There is a lack of local level data as to how individuals from different ethnic minority communities are living, the employment sectors they work in and their levels of employment and training. Based on the available data, the poorest outcomes relating to poverty are faced by the Irish Traveller community, with a high proportion of Travellers having no qualifications. It is imperative this is addressed if employment levels and labour market participation are to increase among this community.

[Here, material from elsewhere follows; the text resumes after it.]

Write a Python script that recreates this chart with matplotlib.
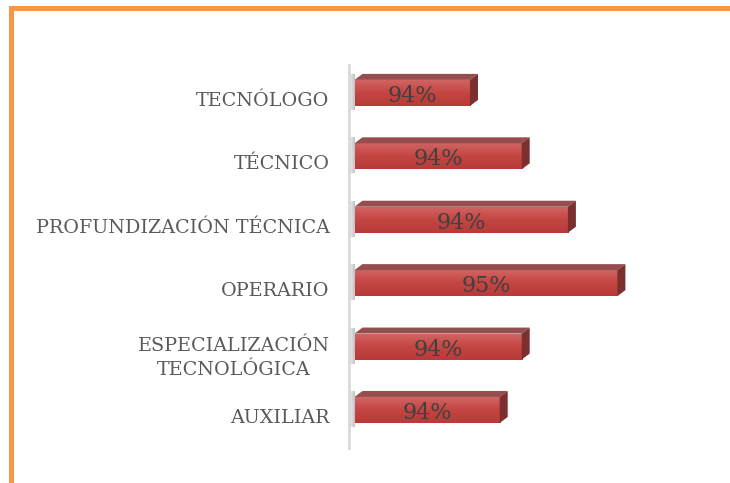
import matplotlib
matplotlib.use("Agg")
import matplotlib.pyplot as plt
import matplotlib.transforms as mtransforms
import numpy as np
from matplotlib.patches import Polygon, Rectangle
from matplotlib.colors import LinearSegmentedColormap

categories = ["TECNÓLOGO", "TÉCNICO", "PROFUNDIZACIÓN TÉCNICA", "OPERARIO",
              "ESPECIALIZACIÓN\nTECNOLÓGICA", "AUXILIAR"]
values = [0.9355, 0.9402, 0.9444, 0.9489, 0.9402, 0.9382]
base = 0.925

fig = plt.figure(figsize=(7.3, 4.83), dpi=100)
W, H = 730, 483
# axes placement in pixels
ax_l, ax_r, ax_t, ax_b = 349, 700, 65, 448
ax = fig.add_axes([ax_l / W, 1 - ax_b / H, (ax_r - ax_l) / W, (ax_b - ax_t) / H])
xmin, xmax = 0.9245, 0.9245 + (ax_r - ax_l) / 11000
ymin, ymax = 5.6, -0.44
sx = (ax_r - ax_l) / (xmax - xmin)
sy = (ax_b - ax_t) / (ymin - ymax)

h = 26 / sy
dx, dy = 8 / sx, 6 / sy
grad = LinearSegmentedColormap.from_list("g", ["#d06462", "#c44542", "#b83b39"])
g = np.linspace(0, 1, 50).reshape(-1, 1)
shade = LinearSegmentedColormap.from_list("s", ["#ffffff", "#7a7a7a"])

for i, v in enumerate(values):
    top, bot = i - h / 2, i + h / 2
    # soft shadow at the left end of the bar
    ax.imshow(np.linspace(0, 1, 20).reshape(1, -1), cmap=shade, alpha=0.45,
              extent=[base - 7 / sx, base, bot + 4 / sy, top - dy], aspect="auto", zorder=1)
    ax.imshow(g, cmap=grad, extent=[base, v, bot, top], aspect="auto", zorder=2)
    ax.add_patch(Polygon([(base, top), (v, top), (v + dx, top - dy), (base + dx, top - dy)],
                         closed=True, facecolor="#954e4d", edgecolor="none", zorder=3))
    ax.add_patch(Polygon([(v, top), (v + dx, top - dy), (v + dx, bot - dy), (v, bot)],
                         closed=True, facecolor="#7b2f2e", edgecolor="none", zorder=3))
    ax.text((base + v) / 2, i + 3 / sy, "{:.0%}".format(v), ha="center", va="center",
            fontsize=16, color="#404040", family="DejaVu Serif", zorder=4)

ax.set_xlim(xmin, xmax)
ax.set_ylim(ymin, ymax)
ax.set_yticks(range(len(categories)))
ax.set_yticklabels(categories, fontsize=13.8, color="#595959", family="DejaVu Serif",
                   linespacing=1.45, multialignment="center")
ax.tick_params(axis="y", length=0, pad=14)
ax.set_xticks([])
for s in ["top", "right", "bottom"]:
    ax.spines[s].set_visible(False)
ax.spines["left"].set_color("#d9d9d9")
ax.spines["left"].set_linewidth(2)
shift = mtransforms.ScaledTranslation(0, -6 / 100, fig.dpi_scale_trans)
for lbl in ax.get_yticklabels():
    lbl.set_transform(lbl.get_transform() + shift)

# orange frame at top and left
fig.add_artist(Rectangle((9 / W, 1 - 11 / H), 1, 5 / H, transform=fig.transFigure,
                         facecolor="#f79646", edgecolor="none"))
fig.add_artist(Rectangle((9 / W, 0), 5 / W, 1 - 6 / H, transform=fig.transFigure,
                         facecolor="#f79646", edgecolor="none"))

fig.savefig("out.png", dpi=100)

However, while education is important, our research has also shown that many workers are highly skilled and underemployed. Specific barriers for ethic minority groups include language proficiency, lack of networks, recognition of qualifications, stereotyping and different, often more subtle forms of discrimination among employers and wider society. While employers are central to enabling the reduction of poverty across all ethnicities, government also plays a key role in the provision of the necessary supports to enable ethnic minority communities to participate and progress in the labour market.

Key recommendations

Government

  • Government departments must measure existing uptake of services by ethnic minority communities, whether these meet the needs of the communities and make changes to improve uptake.
  • Government departments advising people from ethnic minority groups must have knowledge of the issues facing these groups, including guidance on best practice in developing services.
  • The Qualification Equivalency service available to employers through the Department for Employment and Learning (DEL) should be more widely promoted and monitored.

Employers

Employers should be encouraged and supported to take active steps to improve the mobility of ethnic minority workers, including:

  • providing language training support as part of an overall company training plan;
  • encouraging ethnic minority employees to avail of opportunities for progression;
  • nurturing a fair and supportive work environment where discrimination is not tolerated
  • ensuring agency workers are fully aware of their rights and know how to seek support.

Research

Future actions need to pay particular attention to the Irish Traveller community as an ethnic minority group experiencing particularly poor economic and social mobility outcomes.

About this project

The research was carried out between April 2013 and February 2014. It involved analysis of large data sets (including the 2011 Census), qualitative research with service providers, employers and ethnic minority workers in different sectors and a review of policy documents.